As noted, generic disclosure of cliff-related risks may not be sufficient to ward off or to successfully defend a shareholder lawsuit. Instead, companies should make substantive and meaningful disclosures tailored to the cliff-related risks they face and the potential impact of such risks on their operations. For example, companies in the defense industry should consider the possible effects of sequestration on particular programs in which they are involved or on which they are bidding and assess the materiality of those programs to future results. Healthcare companies have a unique challenge in factoring fiscal cliff issues on top of the implications of the phase-in of the Affordable Care Act.

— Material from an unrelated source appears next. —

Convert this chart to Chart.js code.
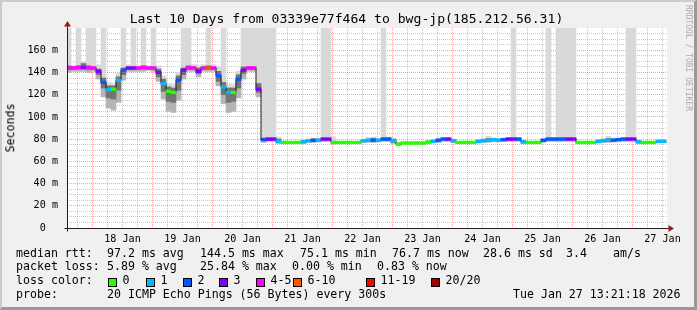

And technology companies, who may not be dependent upon federal government revenues, nevertheless should anticipate the potential effects of cutbacks in spending for capital equipment among their customers in response to the fiscal cliff and disclose with particularity any market segments that may be adversely affected.
Regardless of industry, it is important that public companies assess their exposure to the fiscal cliff and, if it is deemed to be a material risk, factor in relevant trends and uncertainties in a meaningful way for the current quarterly reporting season.